The Court has considered the evidence presented at the hearing and the representations of counsel, and finds that several factors weigh in favor of approving the Application. First, the Price Law Office has a good reputation for Chapter 11 work. Second, to force the Price Law [1]
Office to wait an extended period of time for payment for their services in this case, which is anticipated to be large and complicated, would be a hardship on the Price Law Office. Third, the Court is satisfied that the Price Law Office could respond to any subsequent disgorgement of fees should that become necessary. Fourth, the Application has been noticed to creditors and parties in interest, and any fee applications will also be so noticed. Fifth, the amount of the retainer is reasonable for the size and complexity of this case. Sixth, the retainer will not have an adverse economic impact on the Debtor’s ongoing business operations or the Debtor’s ability to reorganize; in fact, it will likely enhance the debtor’s prospects.
Therefore, it is hereby ordered that the Application to employ the Price Law Office is granted in part and denied in part, as follows:
1. The Debtor is authorized to transfer $5,000.00 to the Price Law Office in addition to the $5,000.00 that the Debtor has already transferred to the Price Law Office.
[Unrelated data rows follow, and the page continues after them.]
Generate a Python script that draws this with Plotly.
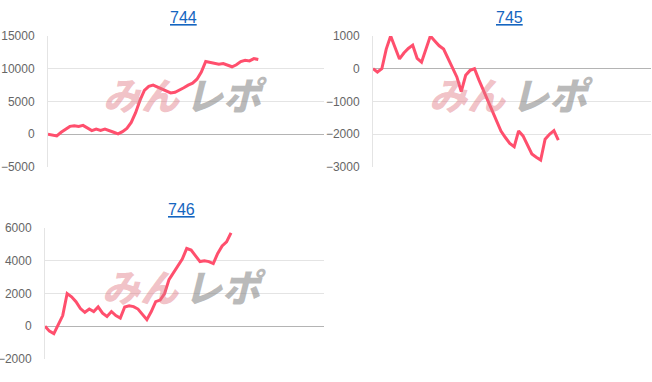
import plotly.graph_objects as go

titles = ["744", "745", "746"]

vals_744 = [0, -100, -250, 300, 800, 1200, 1300, 1200, 1350, 1000, 550, 800, 600, 800, 500,
            300, 50, 400, 900, 1800, 3300, 5200, 6700, 7300, 7500, 7200, 6900, 6600, 6300, 6400,
            6700, 7100, 7500, 7800, 8400, 9500, 11100, 11000, 10800, 10700, 10800, 10600, 10300,
            10600, 11100, 11300, 11200, 11550, 11400]

vals_745 = [0, -100, 0, 600, 1000, 650, 300, 480, 620, 720, 320, 200, 600, 1000, 850, 700,
            600, 320, 50, -250, -700, -200, -50, 0, -340, -650, -950, -1300, -1600, -1900,
            -2100, -2280, -2380, -1900, -2050, -2350, -2600, -2700, -2790, -2150, -2000, -1890,
            -2180]

vals_746 = [0, -300, -450, 100, 650, 2000, 1800, 1500, 1080, 850, 1050, 900, 1180, 800, 600,
            900, 650, 500, 1180, 1250, 1200, 1050, 700, 400, 900, 1500, 1600, 2000, 2850, 3250,
            3700, 4100, 4750, 4650, 4300, 3950, 4000, 3950, 3830, 4450, 4900, 5150, 5700]

series = [vals_744, vals_745, vals_746]
y_ranges = [[-5000, 15000], [-3000, 1000], [-2000, 6000]]
y_dticks = [5000, 1000, 2000]
x_max = 63

W, H = 652, 382
# plot areas in pixels: (left, right, top, bottom)
boxes = [(48, 324, 36, 167), (373, 651, 36, 167), (45, 324, 228, 359)]
title_px = [17, 17, 209]

LINE = "#ff4f6d"
GRID = "#e4e4e4"
ZERO = "#b4b4b4"
TICK = "#666666"
TITLE = "#1565c0"

fig = go.Figure()
layout = dict(width=W, height=H, margin=dict(l=0, r=0, t=0, b=0, autoexpand=False),
              paper_bgcolor="white", plot_bgcolor="white", showlegend=False,
              font=dict(family="Liberation Sans, Arial, sans-serif", size=12, color=TICK))
annotations = []

for k, (vals, title, yr, dt, box, ty) in enumerate(zip(series, titles, y_ranges, y_dticks, boxes, title_px)):
    n = "" if k == 0 else str(k + 1)
    l, r, t, b = box
    xd = [l / W, r / W]
    yd = [1 - b / H, 1 - t / H]
    fig.add_trace(go.Scatter(x=list(range(len(vals))), y=vals, mode="lines",
                             line=dict(color=LINE, width=3), hoverinfo="skip",
                             xaxis="x" + n, yaxis="y" + n))
    layout["xaxis" + n] = dict(domain=xd, range=[0, x_max], showgrid=False, zeroline=False,
                               showticklabels=False, showline=False, anchor="y" + n,
                               automargin=False)
    layout["yaxis" + n] = dict(domain=yd, range=yr, dtick=dt, tick0=0, tickformat="d",
                               showgrid=True, gridcolor=GRID, gridwidth=1, zeroline=True,
                               zerolinecolor=ZERO, zerolinewidth=1, showline=True,
                               linecolor=GRID, linewidth=1, ticks="", ticklabelstandoff=10,
                               tickfont=dict(size=12, color=TICK), anchor="x" + n,
                               automargin=False)
    # title
    annotations.append(dict(text="<u>" + title + "</u>", xref="paper", yref="paper",
                            x=(l + r) / 2 / W - 0.004, y=1 - ty / H, xanchor="center",
                            yanchor="middle", showarrow=False,
                            font=dict(size=16, color=TITLE, family="Liberation Sans, Arial")))
    # watermark
    annotations.append(dict(text="<i>みん</i>", xref="x" + n + " domain",
                            yref="y" + n + " domain", x=0.49, y=0.56, xanchor="right",
                            yanchor="middle", showarrow=False,
                            font=dict(size=38, weight=900, color="rgba(225,120,130,0.45)",
                                      family="Noto Sans CJK JP")))
    annotations.append(dict(text="<i>レポ</i>", xref="x" + n + " domain",
                            yref="y" + n + " domain", x=0.49, y=0.56, xanchor="left",
                            yanchor="middle", showarrow=False,
                            font=dict(size=38, weight=900, color="rgba(140,140,140,0.6)",
                                      family="Noto Sans CJK JP")))

layout["annotations"] = annotations
fig.update_layout(**layout)
fig.write_html("out.html")
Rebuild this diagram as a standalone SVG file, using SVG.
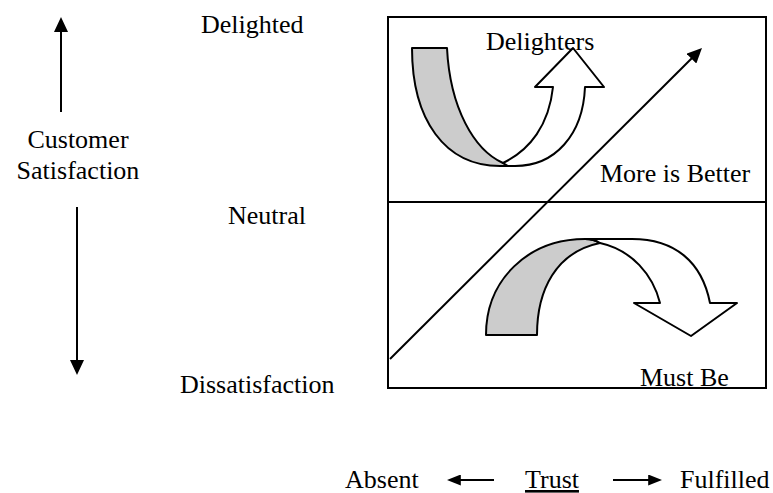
<svg xmlns="http://www.w3.org/2000/svg" width="773" height="493" viewBox="0 0 773 493">
  <style>
    text { font-family: "Liberation Serif", "Times New Roman", serif; font-size: 26px; fill: #000; }
    .ln { stroke: #000; stroke-width: 2; fill: none; }
    .shape { stroke: #000; stroke-width: 2; stroke-linejoin: round; }
    .gray { fill: #cccccc; }
    .white { fill: #ffffff; }
  </style>
  <defs>
    <marker id="ah" viewBox="0 0 10 10" refX="7" refY="5" markerUnits="userSpaceOnUse" markerWidth="15" markerHeight="14" orient="auto" preserveAspectRatio="none">
      <path d="M0,0 L10,5 L0,10 Z" fill="#000"/>
    </marker>
    <marker id="ahs" viewBox="0 0 10 10" refX="7" refY="5" markerUnits="userSpaceOnUse" markerWidth="14" markerHeight="11" orient="auto" preserveAspectRatio="none">
      <path d="M0,0 L10,5 L0,10 Z" fill="#000"/>
    </marker>
  </defs>
  <rect width="773" height="493" fill="#fff"/>

  <g id="frame">
    <rect x="388" y="17" width="378" height="371" class="ln"/>
    <line x1="388" y1="202" x2="766" y2="202" class="ln"/>
  </g>

  <g id="delighters-arrow">
    <path class="shape gray" d="M412,48 L447,48 C450,108 474,150 503,163 L508,166 L500,166 C445,166 412,120 412,48 Z"/>
    <path class="shape white" d="M503,163 C530,150 549,125 553,87 L535,87 L573,48 L604,87 L585,87 C583,135 555,166 515,166 L508,166 Z"/>
  </g>

  <g id="mustbe-arrow">
    <path class="shape gray" d="M486,335 L537,335 C537,290 556,252 600,243 Q594,239 585,239 C528,239 486,280 486,335 Z"/>
    <path class="shape white" d="M600,243 C632,250 653,275 660,303 L634,303 L691,336 L737,303 L710,303 C702,262 675,239 632,239 L585,239 Q594,239 600,243 Z"/>
  </g>

  <g id="connectors">
    <line x1="390" y1="359" x2="698.8" y2="51.2" class="ln" marker-end="url(#ah)"/>
    <line x1="61" y1="112" x2="61" y2="21.5" class="ln" marker-end="url(#ah)"/>
    <line x1="77" y1="207" x2="77" y2="370.5" class="ln" marker-end="url(#ah)"/>
    <line x1="494" y1="480" x2="451" y2="480" class="ln" marker-end="url(#ahs)"/>
    <line x1="613" y1="480" x2="658" y2="480" class="ln" marker-end="url(#ahs)"/>
  </g>

  <g id="labels">
    <text x="201" y="33">Delighted</text>
    <text x="78" y="148" text-anchor="middle">Customer</text>
    <text x="78" y="179" text-anchor="middle">Satisfaction</text>
    <text x="228" y="224">Neutral</text>
    <text x="180" y="393">Dissatisfaction</text>
    <text x="486" y="50">Delighters</text>
    <text x="600" y="182">More is Better</text>
    <text x="640" y="386">Must Be</text>
    <text x="345" y="488">Absent</text>
    <text x="525" y="488" text-decoration="underline">Trust</text>
    <text x="680" y="488">Fulfilled</text>
  </g>
</svg>
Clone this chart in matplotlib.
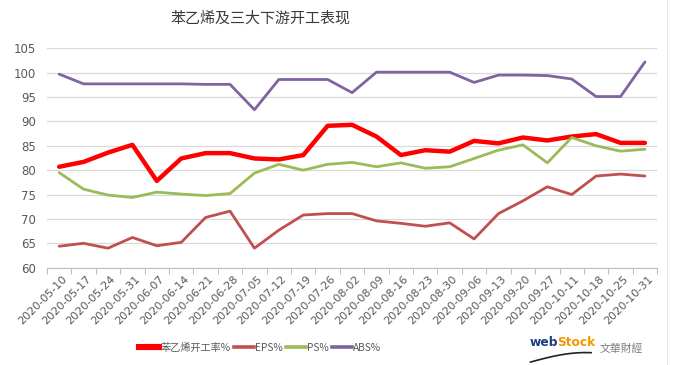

The Debtor is also authorized to make periodic transfers of funds to the Price Law Office until the Debtor has paid a total retainer of $20,000.00 (the “Retainer”).
2. No fees may be paid from the Retainer until they are approved by the Court. 3. Any fees that are approved by the Court and paid to the Price Law Office, whether paid from the Retainer or by the Debtor, are subject to disgorgement if it is later determined by the Court that the payment violates the priority scheme of the Bankruptcy Code.
4. The SunTrust Objection and the Orrell’s Objection are sustained to the extent that they object to the Debtor granting to the Price Law Office a deed of trust on the Debtor’s real property. Otherwise, said Objections are overruled.
5. If the Debtor’s case is converted to one under Chapter 7 of the Bankruptcy Code, then any unused portion of the Retainer must be promptly transferred to the Chapter 7 Trustee. [2] Parties in Interest
Michael D. West, Esq.
Faiger M. Blackwell
Robert E. Price, Esq.
Kenneth M. Greene, Esq.
Christopher A. Raines, Esq.
[1] No party objected to the Price Law Office being employed by the Debtor, only to the Debtor’s proposal to give the Price Law Office, post-petition, a retainer and deeds of trust on two tracts of the Debtor’s real property.
[2] See Lamie v. United States Trustee, 540 U.S. 526, 538-39 (2004)(debtor attorney not eligible for compensation from Chapter 7 estate).